Tuesday, October 27, 2020

Teller County travails

Victor gets quiet on a Thursday afternoon, even in summer. Only a handful of older folks milled around, likely stopped before they crossed the hill and hit the slot in Cripple Creek. 

Had one of the German bakeries in Colorado Springs closed its interior and move to window-service since the pandemic, we might not have ventured this deep into Teller County. 

But here we were, taking the mountainside road hugging Pikes Peak’s eastern foothills to reach the mining towns. 

Victor’s businesses were open, from a stately old downtown hotel, several patios and German bakery with its own selection of delightful sweets. We loaded up on sandwiches with fresh-based bread and desserts including carrot cake and peanut butter pie. Preparation took a little while but was worth the time. Being at the front of the line helped. 

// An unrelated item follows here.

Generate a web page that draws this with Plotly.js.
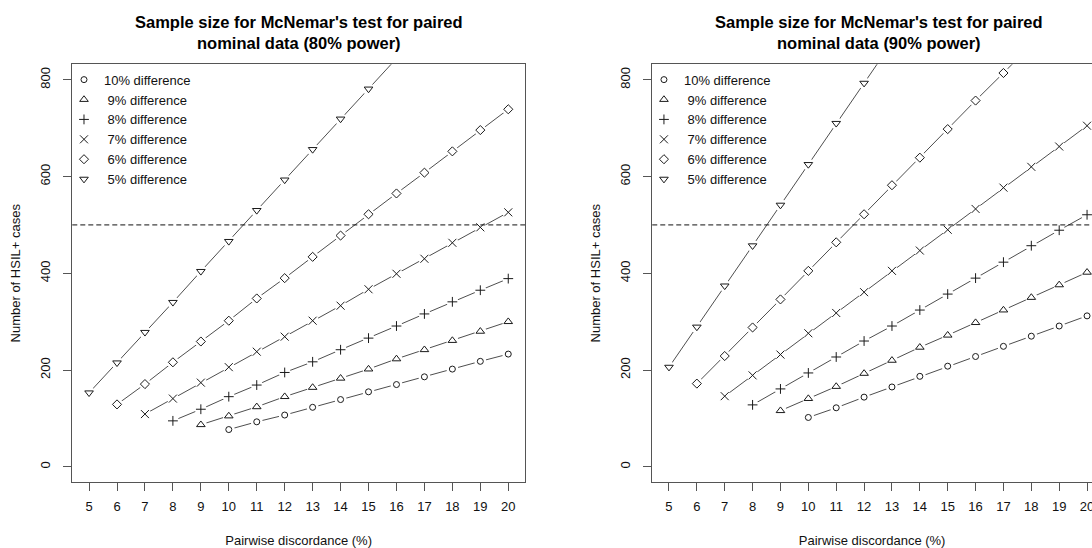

Victor’s murals don’t hide that its heyday was a century ago, when the mines drew prospectors to give it a population of 15,000. The number has since dropped to about 400 hearty souls. 

We looped around the silver mine that separates Victor from Cripple Creek, crossing the state’s highest bridge and seeing smoke where we might have normally spied the conical peaks of the Sangre de Cristo. The mountains could not be pried free of the haze today. From the road the open pit mine seems like an unnatural mountain, reconstructed after the mining operation tore it apart. From satellite photos, the terraces of an open pit are plainly visible. 

For all the mountainside driving required to reach either town, they are just minutes apart. Early on we cross the Arequa Gulch Bridge, crossing the state’s highest bridge, built by the mining company when the mine tailings overcame the lower road to Cripple Creek. Even the gambling mecca of Cripple Creek had a lazy feel this afternoon.

Teller County Road 1 swung us out of town. I had never driven this road and felt better for finally tackling it. We were on the far side of Dome Rock State Wildlife Area and there was no traffic. The small rugged mountains felt more like rockpiles at times. Farms rolled past, including one fenced field dotted with llamas.

A familiar crossroads emerged. The national monument signs halted the rows of housing developments. The rumple hills and the former lakebed of Florissant emerged. We got our lunch at the Barksdale Picnic Area. 

The creek through Barksdale was dry this fall. Every other time I had visited, clear waters bubbled down the narrow channel shaded by grasses. The grasses were parched, the waters gone months earlier. I only hoped the water would return when the precipitation returned, and that it would not be long. 

Barksdale always felt like a slice of heaven. How could it not? A placid roll of hills, a grassy meadow and a creek that few people bothered to visit. 

The ride down the hill to the Springs would come soon enough. A few beers at a craft brewery would suffice for an end to the evening. The taproom windows faced the mountains, and even with the smoke, the peaks delivered a show of color and light. The sun set directly behind the peak of Pikes Peak, the red-orange ball descending through smoke-tinged haze.